Поначалу мы были вполне счастливы, не уступая в этом любым другим молодоженам, однако не настолько хорошо знали друг друга, чтобы жить вместе отныне и до конца. Она была хорошенькая, умела поддержать беседу и обладала приятным музыкальным голосом, но специфичность среды, в которой она воспитывалась, сильно сказалась на ее культурном развитии. Весь ее мир сводился к Общине и родительским приятелям. Она как бы навечно застыла в позе, свойственной самодовольным и ограниченным людям, которые в жизни не испытывали ничего, что выходило бы за рамки их непосредственного окружения.
Понятно, что ей было нелегко; она и не догадывалась, в какую реку шагнула. Чуть ли не с первых же дней ей пришлось натирать мою воспаленную кожу специальной мазью. К медовому месяцу я преподнес ей свой стригущий лишай и экзему. Несмотря на нашу последующую отчужденность, сейчас-то я вижу, до чего это было тяжело. Я был сломлен и подавлен; ее романтические мечты больно терлись о занозистую реальность в виде бледного, истощенного неврастеника. Как и я сам, она стала жертвой войны.
Первым непреодолимым барьером явилась наша неспособность поговорить по душам. Чуть ли не всю жизнь у меня не получалось рассказать о произошедшем в Юго-Восточной Азии, однако в те первые годы, пока мы еще были близки, я хотел попытаться, хотел рассказать жене, как и что случилось. Но ей это было неинтересно. Она ждала, что я буду вести себя так, словно годы моего становления и возмужания еще не наступили. С ходу отмахивалась от моих сбивчивых попыток хотя бы приступить к объяснению того, что я и мои товарищи пережили в Канбури, или, к примеру, рассказать о японцах, которые все это с нами вытворяли. Она искренне считала, что ей тоже досталось будь здоров: «Да ты хоть знаешь, что такое получать яйца по карточкам для гражданских? А воздушная тревога? А эти кошмарные очереди?» Она даже не догадывалась о правде, и я уверен, что десятки тысяч вернувшихся солдат лбом приложились о точно такое же чугунное непонимание. Мы, солдаты той войны, теперь будто изъяснялись на чужом языке, не понятном для наших же соотечественников. Испытанная при этом боль заткнула мне рот почище кляпа.

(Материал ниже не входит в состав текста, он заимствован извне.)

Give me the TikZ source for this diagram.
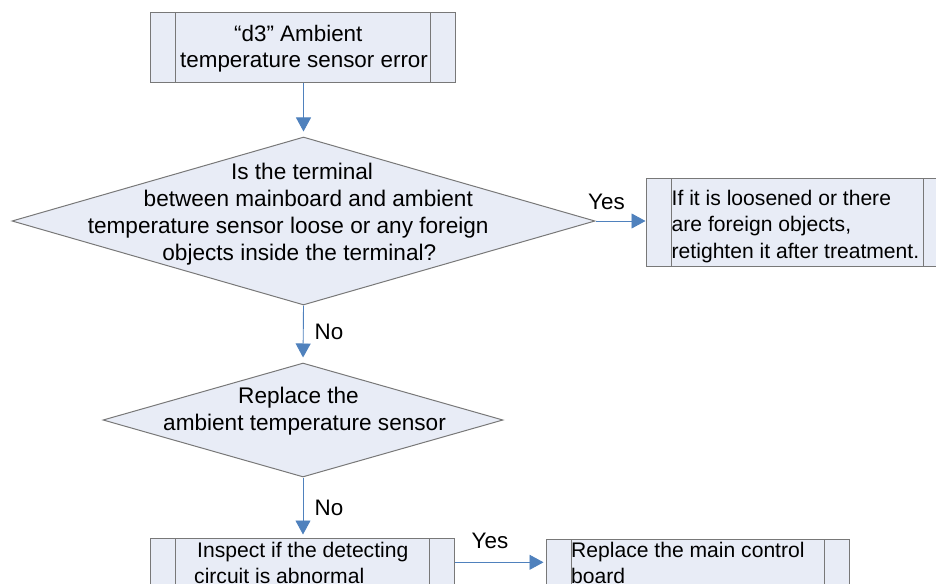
\documentclass[tikz,border=0pt]{standalone}
\usepackage{fontspec}
\setmainfont{Liberation Sans}
\usetikzlibrary{shapes.geometric,arrows.meta}
\definecolor{boxfill}{RGB}{232,236,246}
\definecolor{boxline}{RGB}{120,120,120}
\definecolor{arrowblue}{RGB}{79,129,189}
\begin{document}
\begin{tikzpicture}[x=1pt,y=-1pt,
  font=\fontsize{22.4}{26.7}\selectfont,
  bigfont/.style={font=\fontsize{22.6}{26.7}\selectfont},
  smallfont/.style={font=\fontsize{21.1}{26.6}\selectfont},
  proc/.style={draw=boxline, fill=boxfill, line width=1pt, inner sep=0pt, rectangle,
     path picture={\draw[boxline, line width=1pt]
       ([xshift=25pt]path picture bounding box.north west) -- ([xshift=25pt]path picture bounding box.south west)
       ([xshift=-25pt]path picture bounding box.north east) -- ([xshift=-25pt]path picture bounding box.south east);}},
  dec/.style={draw=boxline, fill=boxfill, line width=1pt, diamond, inner sep=0pt},
  txt/.style={inner sep=0pt, align=left, anchor=base west},
  lbl/.style={inner sep=0pt, anchor=base west},
  arr/.style={draw=arrowblue, line width=0.9pt, -{Triangle[length=14pt,width=15pt]}},
]
\useasboundingbox (0,0) rectangle (936,583);
\clip (0,0) rectangle (936,583);

% shapes (text nodes anchored at the baseline of their last line)
\node[proc, minimum width=305pt, minimum height=70pt] (start) at (302.5,48) {};
\node[txt] (starttext) at (180,68) {\hspace*{54pt}“d3” Ambient\\temperature sensor error};

\node[dec, minimum width=583pt, minimum height=168pt] (q1) at (303.5,221) {};
\node[txt, bigfont] (q1text) at (87.6,260) {\hspace*{143.3pt}Is the terminal\\\hspace*{55.9pt}between mainboard and ambient\\temperature sensor loose or any foreign\\\hspace*{74.6pt}objects inside the terminal?};

\node[proc, minimum width=302pt, minimum height=88pt] (fix) at (797,222) {};
\node[txt, smallfont] (fixtext) at (671.5,258.2) {If it is loosened or there\\are foreign objects,\\retighten it after treatment.};

\node[dec, minimum width=400pt, minimum height=114pt] (q2) at (303,420) {};
\node[txt, bigfont] (q2text) at (163,430.3) {\hspace*{75pt}Replace the\\ambient temperature sensor};

\node[proc, minimum width=304pt, minimum height=90pt] (bl) at (302,583) {};
\node[txt, smallfont] (bltext) at (194,583.6) {\hspace*{3pt}Inspect if the detecting\\circuit is abnormal};

\node[proc, minimum width=303pt, minimum height=90pt] (br) at (697.5,584) {};
\node[txt, smallfont] (brtext) at (571,583.9) {Replace the main control\\board};

% connectors
\coordinate (yrow) at (0,562.3);
\draw[arr, shorten >=5pt] (q1.north |- start.south) -- (q1.north);
\draw[arr] (q1.east) -- (q1.east -| fix.west);
\draw[arr, shorten >=5pt] (q1.south) -- (q2.north);
\draw[arr, shorten >=3pt] (q2.south) -- (q2.south |- bl.north);
\draw[arr, shorten >=2pt] (bl.east |- yrow) -- (br.west |- yrow);

% labels
\node[lbl] (yes1) at (588,209) {Yes};
\node[lbl] (no1) at (314.5,339) {No};
\node[lbl] (no2) at (314.5,515.7) {No};
\node[lbl] (yes2) at (471.5,548.3) {Yes};
\end{tikzpicture}
\end{document}
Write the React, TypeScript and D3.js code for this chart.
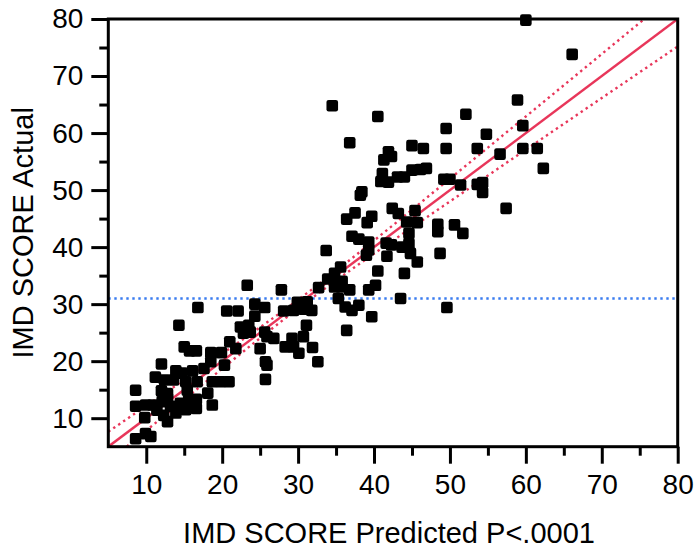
import { useEffect, useRef } from 'react'
import * as d3 from 'd3'

// IMD SCORE: predicted (x) vs actual (y)
const predicted = [
  16.8, 20.6, 22.1, 24.3, 25.6, 24.3, 14.3, 22.4, 23.5, 22.8, 23.7, 25.6, 25.9, 26.8,
  15.0, 15.7, 16.6, 21.0, 21.8, 18.5, 19.9, 25.0, 18.5, 20.3, 17.6, 12.0, 25.7, 25.9,
  25.7, 11.2, 13.9, 14.7, 16.1, 12.4, 13.6, 15.2, 16.7, 18.7, 19.8, 20.9, 15.4, 12.0,
  12.8, 18.1, 8.6, 8.6, 9.9, 10.9, 12.1, 12.8, 13.2, 14.5, 15.6, 16.6, 16.6, 18.7,
  13.9, 15.2, 16.1, 12.3, 12.8, 9.8, 11.4, 8.6, 9.9, 10.6,
  23.3, 27.8, 28.1, 29.9, 31.2, 29.4, 30.7, 31.8, 31.1, 30.7, 29.2, 28.3, 29.4, 30.1,
  31.9, 32.6, 36.4, 32.7, 33.7, 35.6, 34.8, 33.9, 34.8, 35.8, 34.8, 35.7, 36.8, 35.3,
  36.2, 37.1, 38.0, 39.7, 39.3, 40.2, 40.5, 44.0, 43.5, 49.6,
  37.1, 38.0, 39.3, 39.3, 39.0, 41.6, 42.3, 41.7, 44.6, 44.6, 43.7, 44.8, 45.7, 48.7,
  48.4, 48.4, 50.6, 51.7, 44.3, 45.7, 45.4, 42.4, 43.2, 37.5, 36.4, 39.7, 39.1,
  38.4, 38.2, 41.1, 40.9, 41.9, 43.1, 44.0, 45.0, 46.1, 46.9, 49.2, 50.0, 51.4, 53.6,
  54.3, 54.3, 41.9, 42.3, 41.3, 45.0, 46.5, 49.5, 49.5, 52.1, 54.8, 53.6, 56.6,
  58.9, 59.6, 59.6, 61.5, 62.3, 57.4, 60.0, 66.1, 34.5, 40.5, 36.8,
]
const actual = [
  29.4, 28.8, 28.8, 30.0, 29.4, 27.9, 26.3, 26.0, 26.3, 24.9, 25.1, 25.1, 24.3, 24.0,
  22.5, 21.8, 21.8, 23.4, 22.2, 21.5, 21.5, 22.2, 19.9, 19.3, 18.7, 19.5, 19.9, 19.3,
  16.8, 17.2, 18.3, 17.9, 18.3, 16.7, 16.7, 16.4, 16.4, 16.4, 16.4, 16.4, 14.9, 14.8,
  14.3, 14.4, 14.9, 12.1, 12.3, 12.3, 12.9, 13.5, 12.1, 12.6, 13.2, 13.3, 11.7, 12.3,
  10.9, 11.5, 11.9, 10.5, 9.4, 10.1, 11.4, 6.4, 7.3, 6.8,
  33.3, 32.5, 28.8, 30.3, 30.4, 28.9, 29.1, 28.9, 26.3, 24.3, 24.0, 22.5, 22.5, 21.4,
  22.4, 19.9, 25.4, 32.9, 39.4, 36.5, 35.4, 34.4, 34.2, 34.0, 33.0, 33.0, 32.5, 31.0,
  29.5, 28.9, 29.8, 27.8, 32.5, 33.3, 35.8, 35.4, 31.0, 29.4,
  41.9, 41.4, 40.9, 39.5, 38.6, 40.7, 40.4, 38.4, 42.4, 40.6, 40.0, 38.9, 37.4, 38.9,
  44.0, 42.7, 43.9, 42.4, 44.4, 44.3, 46.4, 46.8, 45.9, 46.0, 44.9, 45.4, 44.3,
  49.7, 49.1, 52.9, 51.5, 51.4, 52.3, 52.3, 53.5, 53.6, 53.8, 51.9, 51.9, 50.9, 51.0,
  51.3, 49.6, 56.7, 55.9, 55.3, 57.8, 57.3, 60.8, 57.3, 63.3, 59.8, 57.3, 56.3,
  65.8, 61.3, 57.3, 57.3, 53.8, 46.8, 79.8, 73.8, 64.8, 62.9, 58.3,
]

const majorTicks = [10, 20, 30, 40, 50, 60, 70, 80]
const minorTicks = [15, 25, 35, 45, 55, 65, 75]
const axisMin = 5
const axisMax = 80

// fit: actual = predicted, mean of actual, confidence curve shape
const meanActual = 31.0
const meanPredicted = 31.0
const ciCenterHalf = 0.75
const ciSlope = 0.097

const xTitle = 'IMD SCORE Predicted P<.0001'
const yTitle = 'IMD SCORE Actual'

const W = 697
const H = 548
const FONT = '"Liberation Sans", Arial, sans-serif'

export default function App() {
  const svgRef = useRef<SVGSVGElement>(null)

  useEffect(() => {
    if (!svgRef.current) return
    const svg = d3.select(svgRef.current)
    svg.selectAll('*').remove()

    const left = 108.3, right = 677.7, top = 19, bottom = 446.7
    const x = d3.scaleLinear().domain([axisMin, axisMax]).range([left, right])
    const y = d3.scaleLinear().domain([axisMin, axisMax]).range([bottom, top])

    svg.append('defs').append('clipPath').attr('id', 'plot-clip')
      .append('rect').attr('x', left).attr('y', top)
      .attr('width', right - left).attr('height', bottom - top)

    const lines = svg.append('g').attr('clip-path', 'url(#plot-clip)')

    // mean line
    lines.append('line')
      .attr('x1', left).attr('x2', right)
      .attr('y1', y(meanActual)).attr('y2', y(meanActual))
      .attr('stroke', '#3a7cf0').attr('stroke-width', 2.4)
      .attr('stroke-dasharray', '2.4 3.6')

    // fit line and confidence curves
    const xs = d3.range(axisMin, axisMax + 0.01, 0.5)
    const half = (v: number) => Math.sqrt(ciCenterHalf ** 2 + (ciSlope * (v - meanPredicted)) ** 2)
    const line = d3.line<number[]>().x(d => x(d[0])).y(d => y(d[1]))

    lines.append('path')
      .attr('d', line([[axisMin, axisMin], [axisMax, axisMax]]))
      .attr('fill', 'none').attr('stroke', '#e8365a').attr('stroke-width', 2.5)

    ;[1, -1].forEach(sign => {
      lines.append('path')
        .attr('d', line(xs.map(v => [v, v + sign * half(v)])))
        .attr('fill', 'none').attr('stroke', '#e8365a').attr('stroke-width', 2.4)
        .attr('stroke-dasharray', '2.4 3.6')
    })

    // axes
    const styleAxis = (g: d3.Selection<SVGGElement, unknown, null, undefined>) => {
      g.select('.domain').remove()
      g.selectAll('.tick line').style('stroke', '#000').style('stroke-width', '3px')
      g.selectAll('.tick text').attr('fill', '#000').attr('font-size', 28).attr('font-family', FONT)
    }

    svg.append('g').attr('transform', `translate(0,${bottom})`)
      .call(d3.axisBottom(x).tickValues(minorTicks).tickSize(9).tickFormat(() => ''))
      .call(styleAxis)
    svg.append('g').attr('transform', `translate(0,${bottom})`)
      .call(d3.axisBottom(x).tickValues(majorTicks).tickSize(17).tickPadding(10).tickFormat(d3.format('d')))
      .call(styleAxis)
    svg.append('g').attr('transform', `translate(${left},0)`)
      .call(d3.axisLeft(y).tickValues(minorTicks).tickSize(9).tickFormat(() => ''))
      .call(styleAxis)
    svg.append('g').attr('transform', `translate(${left},0)`)
      .call(d3.axisLeft(y).tickValues(majorTicks).tickSize(17).tickPadding(8).tickFormat(d3.format('d')))
      .call(styleAxis)

    // frame
    svg.append('rect')
      .attr('x', left).attr('y', top)
      .attr('width', right - left).attr('height', bottom - top)
      .attr('fill', 'none').attr('stroke', '#000').attr('stroke-width', 3)

    // points
    const s = 11.6
    svg.append('g').selectAll('rect')
      .data(predicted.map((p, i) => [p, actual[i]]))
      .join('rect')
      .attr('x', d => x(d[0]) - s / 2)
      .attr('y', d => y(d[1]) - s / 2)
      .attr('width', s).attr('height', s)
      .attr('rx', 2.2)
      .attr('fill', '#000')

    // titles
    svg.append('text')
      .attr('x', 389).attr('y', 543)
      .attr('text-anchor', 'middle')
      .attr('font-size', 29).attr('font-family', FONT).attr('fill', '#000')
      .text(xTitle)
    svg.append('text')
      .attr('transform', `translate(33,${(top + bottom) / 2}) rotate(-90)`)
      .attr('text-anchor', 'middle')
      .attr('font-size', 29).attr('font-family', FONT).attr('fill', '#000')
      .text(yTitle)
  }, [])

  return (
    <div style={{ position: 'absolute', left: 0, top: 0 }}>
      <svg ref={svgRef} width={W} height={H} style={{ display: 'block', background: '#fff' }} />
    </div>
  )
}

Кошмары начались вскоре после моего возвращения. Как правило, про Утрам. В них я сидел в камере-одиночке, без пищи и воды, умирал от голода, задыхался, умолял выпустить… Время сжималось, на меня не обращали внимание месяцами, и я знал, что отсюда уже не выйти. А порой снилось, что я сделал что-то совершенно невинное — и вдруг вновь оказался в Утраме в роли жертвы судебного произвола, причем на сей раз надеяться на справедливость бессмысленно, так как не было и причины меня сюда сажать. Порой я раз за разом и крайне болезненно падал с чугунной лестницы, которая уже сама успела покрыться омерзительными струпьями. Одни и те же сны.
В холодном свете дня мой гнев чаще всего обращался на тех японцев, которые меня избивали, допрашивали или пытали. Я хотел воздать им той же монетой, в мельчайших подробностях и очень конкретно представлял, что и как проделаю с канбурскими унтерами и тщедушным гаденышем-переводчиком из кэмпэйтайцев, с его мерзким акцентом, деревянной манерой говорить и способностью находиться рядом, делая вид, будто он вовсе ни при чем. Я хотел его утопить, сунуть в клетку, измочалить — и посмотреть, как ему это понравится. Я по-прежнему слышал его голос, невнятную дикцию: «Ломакс, вас скоро убьют», «Ломакс, вы нам расскажете»…
Канбурский радиоинцидент уже превратился в примечание к одной из страниц войны. Ланс Тью получил медаль Британской империи, а все прочие из нас — как живые, так и мертвые — были «упомянуты в донесениях». И тут как-то утром я прочел в «Дейли Телеграф» крошечное сообщение о том, что днем раньше в тюрьме Чанги были повешены капитан Комаи Мицуо и старший унтер-офицер Иидзима Нобуо — за причастность к смерти двух британских военнопленных, а именно лейтенанта Армитажа и капитана Холи. Другим людям досталось еще больше, чем нам, — ужасы европейских концлагерей и масштабы умерщвления евреев только-только начинали доходить до недоверчиво настроенного населения. Пусть так, но это не полностью объясняет, отчего пережитое нами оказалось лишь в примечаниях. А дело в том, что дальневосточные военные преступления вообще были не очень-то интересны британской общественности, к тому же официальные установки рекомендовали не раздувать эти дела, коль скоро надо было возрождать Японию, оказавшуюся теперь на стороне Запада. Канбурский трибунал прошел, в общем-то, незамечено.